Being one of the biggest consumers of fashion in Africa, Nigeria can leverage on mass production for her teeming population to boost her economy, according to some fashion designers who spoke to the News Agency of Nigeria (NAN) at the ongoing three-day “Ready-To -Wear” (R2W) Fashion Expo in Ikeja, Lagos.
They said this would also enhance employment opportunities for many Nigerians.
According to them, this will also boost exportation if the stakeholders could come together to build production hubs for mass production in the country.
Grace Dogubo, Creative Director, Gravido Fashions, said though there were private hubs put together by individuals in the country, yet it could not make the desired impact in the exportation of fashion.
“The existing mini private hubs we have in the country cannot meet up with the demands of the large consumers of fashion we have in our country.
“We need a synergy from both the fashion experts and the government so that we can have standard fashion hubs.
“It is not what between two and 10 designers can achieve, but it will require several of our designers coming together to pull resources together to develop hubs, by acquiring equipment and developing labour.
“By the time we put our resources together, the government will key into it and support us, ”she told NAN.
Mrs Toyin Yusuf of Beadall Version said that the business of bead making was making waves locally and internationally.
“Nigerians are highly creative people, the quality of beads we produce have surpassed the international ones because our designs are appreciated globally,” she said.
She decried the challenge of inaccessible raw materials which according to her, were being imported.
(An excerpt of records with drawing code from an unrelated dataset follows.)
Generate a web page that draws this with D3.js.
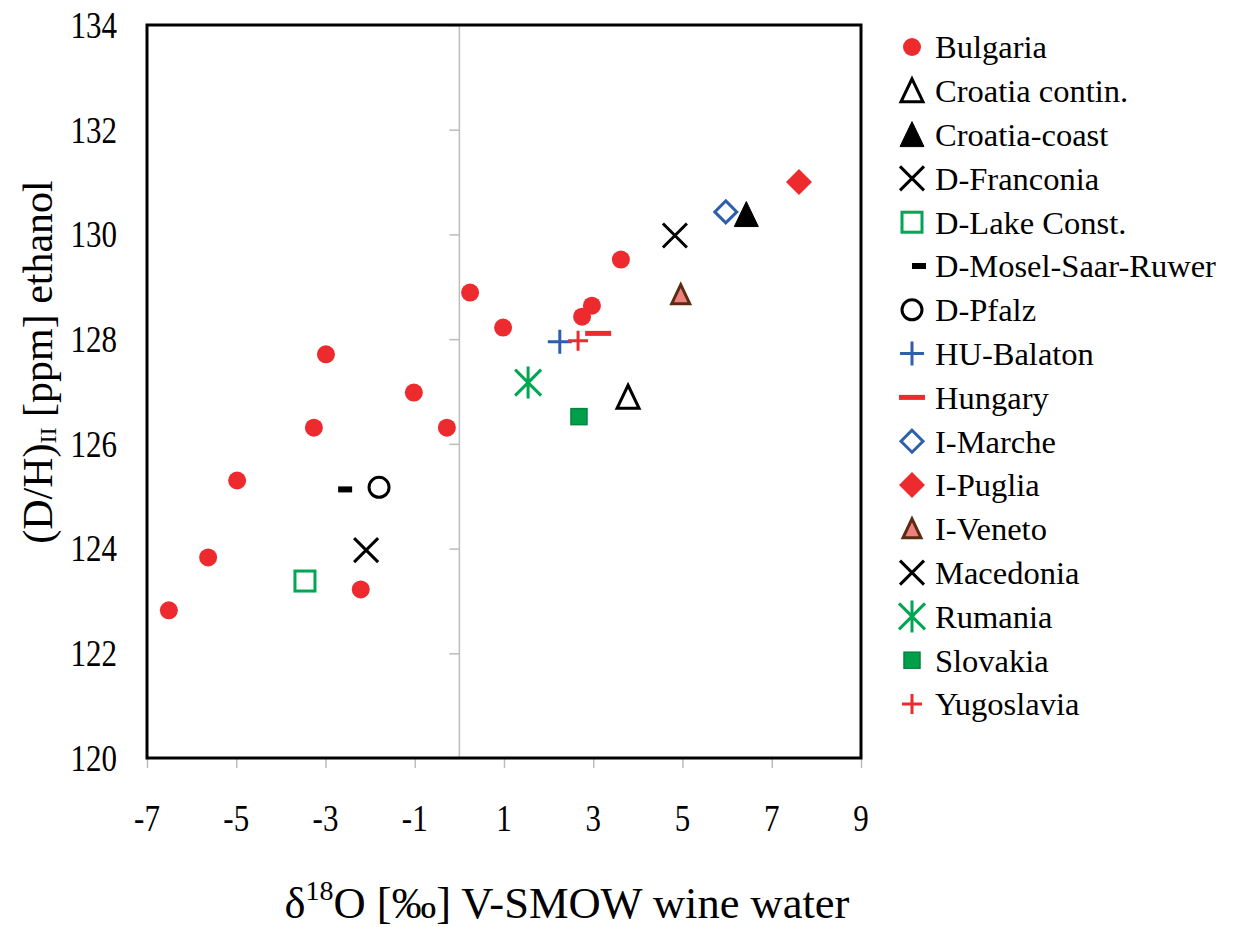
<!DOCTYPE html>
<html>
<head>
<meta charset="utf-8">
<script src="https://cdn.jsdelivr.net/npm/d3@7"></script>
<style>
  html, body { margin: 0; padding: 0; background: #fff; }
  svg { display: block; font-family: "Liberation Serif", "Times New Roman", serif; }
</style>
</head>
<body>
<svg id="chart" width="1251" height="927"></svg>
<script>
// ---------- data ----------
const seriesNames = ["Bulgaria", "Croatia contin.", "Croatia-coast", "D-Franconia", "D-Lake Const.",
  "D-Mosel-Saar-Ruwer", "D-Pfalz", "HU-Balaton", "Hungary", "I-Marche", "I-Puglia", "I-Veneto",
  "Macedonia", "Rumania", "Slovakia", "Yugoslavia"];
const markerTypes = ["dotRed", "triOpen", "triFilled", "cross", "squareOpen", "dashBlack", "circleOpen",
  "plusBlue", "dashRed", "diamondOpen", "diamondFilled", "triVeneto", "cross", "asterisk", "squareFilled", "plusRed"];
const seriesX = [
  [-6.51, -5.63, -4.98, -3.26, -2.99, -2.21, -1.02, -0.28, 0.24, 0.98, 2.75, 2.97, 3.62],
  [3.78], [6.43], [4.83], [-3.46], [-2.56], [-1.80], [2.25], [3.11], [5.97], [7.61], [4.96],
  [-2.09], [1.54], [2.68], [2.66]
];
const seriesY = [
  [122.82, 123.83, 125.30, 126.31, 127.71, 123.22, 126.98, 126.31, 128.89, 128.22, 128.43, 128.64, 129.52],
  [126.89], [130.38], [129.98], [123.38], [125.13], [125.17], [127.95], [128.11], [130.43], [131.0], [128.85],
  [123.97], [127.17], [126.52], [127.97]
];
const xTicks = [-7, -5, -3, -1, 1, 3, 5, 7, 9];
const yTicks = [120, 122, 124, 126, 128, 130, 132, 134];

// ---------- layout ----------
const svg = d3.select("#chart");
const L = 147, R = 861, T = 25, B = 758;
const x = d3.scaleLinear().domain([-7, 9]).range([L, R]);
const y = d3.scaleLinear().domain([120, 134]).range([B, T]);
const STRETCH = 1.22; // tick labels are tall in the reference

const RED = "#ED2B2F", GREEN = "#00A651", BLUE = "#2E5FAA";

function drawMarker(g, type, cx, cy) {
  const m = g.append("g").attr("transform", `translate(${cx},${cy})`);
  const tri = (h) => { const w = h * 1.0; return `M0,${-h/2 - 1}L${w/2},${h/2}L${-w/2},${h/2}Z`; };
  switch (type) {
    case "dotRed":
      m.append("circle").attr("r", 9).attr("fill", RED); break;
    case "triOpen":
      m.append("path").attr("d", tri(22)).attr("fill", "#fff").attr("stroke", "#000").attr("stroke-width", 3).attr("stroke-linejoin", "miter"); break;
    case "triFilled":
      m.append("path").attr("d", tri(24)).attr("fill", "#000").attr("stroke", "#000").attr("stroke-width", 1); break;
    case "cross":
      m.append("path").attr("d", "M-12,-12L12,12M12,-12L-12,12").attr("stroke", "#000").attr("stroke-width", 3).attr("fill", "none"); break;
    case "squareOpen":
      m.append("rect").attr("x", -10).attr("y", -10).attr("width", 20).attr("height", 20).attr("fill", "#fff").attr("stroke", GREEN).attr("stroke-width", 3); break;
    case "dashBlack":
      m.append("rect").attr("x", -7).attr("y", -3).attr("width", 14).attr("height", 6).attr("fill", "#000"); break;
    case "circleOpen":
      m.append("circle").attr("r", 10).attr("fill", "#fff").attr("stroke", "#000").attr("stroke-width", 3); break;
    case "plusBlue":
      m.append("path").attr("d", "M-12,0L12,0M0,-12L0,12").attr("stroke", BLUE).attr("stroke-width", 3); break;
    case "dashRed":
      m.append("rect").attr("x", -13).attr("y", -2.5).attr("width", 26).attr("height", 5).attr("fill", RED); break;
    case "diamondOpen":
      m.append("path").attr("d", "M0,-11L11,0L0,11L-11,0Z").attr("fill", "#fff").attr("stroke", BLUE).attr("stroke-width", 3); break;
    case "diamondFilled":
      m.append("path").attr("d", "M0,-13L13,0L0,13L-13,0Z").attr("fill", RED); break;
    case "triVeneto":
      m.append("path").attr("d", tri(18)).attr("fill", "#F08080").attr("stroke", "#5B2C0F").attr("stroke-width", 3); break;
    case "asterisk":
      m.append("path").attr("d", "M0,-16L0,16M-13,-13L13,13M13,-13L-13,13").attr("stroke", GREEN).attr("stroke-width", 3); break;
    case "squareFilled":
      m.append("rect").attr("x", -8).attr("y", -8).attr("width", 16).attr("height", 16).attr("fill", "#00A04A").attr("stroke", "#00853E").attr("stroke-width", 1.5); break;
    case "plusRed":
      m.append("path").attr("d", "M-10,0L10,0M0,-10L0,10").attr("stroke", RED).attr("stroke-width", 3); break;
  }
}

// zero vertical axis line (gray) with ticks
svg.append("line").attr("x1", x(0)).attr("x2", x(0)).attr("y1", T).attr("y2", B)
  .attr("stroke", "#bdbdbd").attr("stroke-width", 1.5);
const yTickAxis = d3.axisLeft(y).tickValues(yTicks).tickSize(10).tickFormat("");
svg.append("g").attr("transform", `translate(${x(0)},0)`).call(yTickAxis)
  .call(g => g.select(".domain").remove())
  .call(g => g.selectAll("line").attr("stroke", "#bdbdbd").attr("stroke-width", 1.5));

// y tick labels at left
svg.append("g").selectAll("text").data(yTicks).join("text")
  .attr("transform", d => `translate(117,${y(d)}) scale(1,${STRETCH})`)
  .attr("text-anchor", "end").attr("dy", "0.34em")
  .attr("font-size", 31).attr("fill", "#000")
  .text(d => String(d));

// x axis ticks
const xAxis = d3.axisBottom(x).tickValues(xTicks).tickSize(10).tickFormat("");
svg.append("g").attr("transform", `translate(0,${B})`).call(xAxis)
  .call(g => g.select(".domain").remove())
  .call(g => g.selectAll("line").attr("stroke", "#bdbdbd").attr("stroke-width", 1.5));
// x tick labels
svg.append("g").selectAll("text").data(xTicks).join("text")
  .attr("transform", d => `translate(${x(d)},818) scale(1,${STRETCH})`)
  .attr("text-anchor", "middle").attr("dy", "0.34em")
  .attr("font-size", 31).attr("fill", "#000")
  .text(d => String(d));

// frame
svg.append("rect").attr("x", L).attr("y", T).attr("width", R - L).attr("height", B - T)
  .attr("fill", "none").attr("stroke", "#000").attr("stroke-width", 3);

// points
const pg = svg.append("g");
seriesNames.forEach((name, i) => {
  seriesX[i].forEach((xv, j) => drawMarker(pg, markerTypes[i], x(xv), y(seriesY[i][j])));
});

// legend
const lg = svg.append("g");
const legTop = 47, legStep = 43.8;
seriesNames.forEach((name, i) => {
  const cy = legTop + i * legStep;
  let mx = 912;
  if (markerTypes[i] === "dashBlack") mx = 919;
  drawMarker(lg, markerTypes[i], mx, cy);
  lg.append("text").attr("x", 935).attr("y", cy).attr("dy", "0.35em")
    .attr("font-size", 32.5).attr("fill", "#000").text(name);
});

// axis titles
const xt = svg.append("text").attr("x", 567).attr("y", 918).attr("text-anchor", "middle")
  .attr("font-size", 44.5).attr("fill", "#000");
xt.append("tspan").text("δ");
xt.append("tspan").attr("font-size", 28).attr("dy", -18).text("18");
xt.append("tspan").attr("dy", 18).text("O [‰] V-SMOW wine water");

const yt = svg.append("text").attr("transform", "translate(52,362) rotate(-90)")
  .attr("text-anchor", "middle").attr("font-size", 42).attr("fill", "#000");
yt.append("tspan").text("(D/H)");
yt.append("tspan").attr("font-size", 24).attr("dy", 4).text("II");
yt.append("tspan").attr("dy", -4).text(" [ppm] ethanol");
</script>
</body>
</html>
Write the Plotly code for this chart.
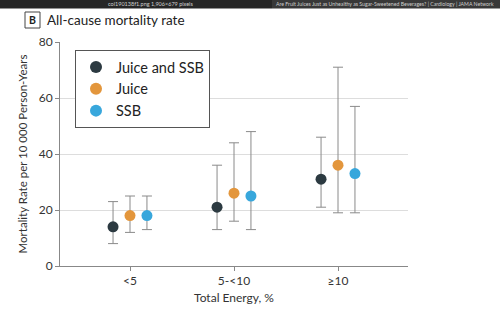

“The challenge we have in bead making is the availability of raw materials which makes our quality products a little expensive as consumers believe,” she said.
Similarly, Oriola Ladenegan, an expert in customised leather bracelets, wallets, phone pouch and wrist beads, told NAN that the cost of skills and materials are higher than the selling price.
“Our products are loved by both Nigerians and foreigners, especially those who admire customised handmade beads because they appreciate dignity of labour,” he said.
Ladenegan said that Nigeria stands as the centre for best leather materials because the source was located in the country yet the challenge was the finishing due to lack of machine technology to boost the sector.
However, a specialist on kids’ wears, Olubusola Mada, said their brand, “Mcmada” could compete with the quality of products from outside the country because the fabrics were unique.
“We combine local and foreign fabrics to create exclusive designs that cannot be found elsewhere and that stands us out,” she told NAN.
Another fabrics designer, Olubunmi Shoyebo, said Nigerian elites had taken over the fashion industry and that created more competition in the sector.
Shoyebo, Creative Director, Silk and Silver clothing, said the account on Instagram stated that the Nigerian fashion industry had overtaken other countries and could expand with greater support.
“Exportation tariffs should be made easy for fashion products, improve the power supply and offer technical aid for designers to go into mass production,” she said.
The designer appealed to the government to bring back Ankara textile industries so that the cost of the finished products could become relatively affordable.
However, Mrs Tosin Oketunji, a specialist in female tops, trouser pants, office wears and evening gowns, urged Nigerians to desist from sending raw materials out for substandard productions.
Oketunji, the Creative Director, Okelt Studio Apparel, noted that Nigerians had the skills but the technology needed to be developed by a collaboration of designers and the government.
“Nigeria is more of a consuming nation than production; though we have the skills but the technology is not there, we need to bring about production hubs if we want to boost our Ready-to-wear industry,” she said.
The three -day fashion expo, with the theme, “The New Frontiers” started from Friday, March 23 and will end on Sunday, March 25.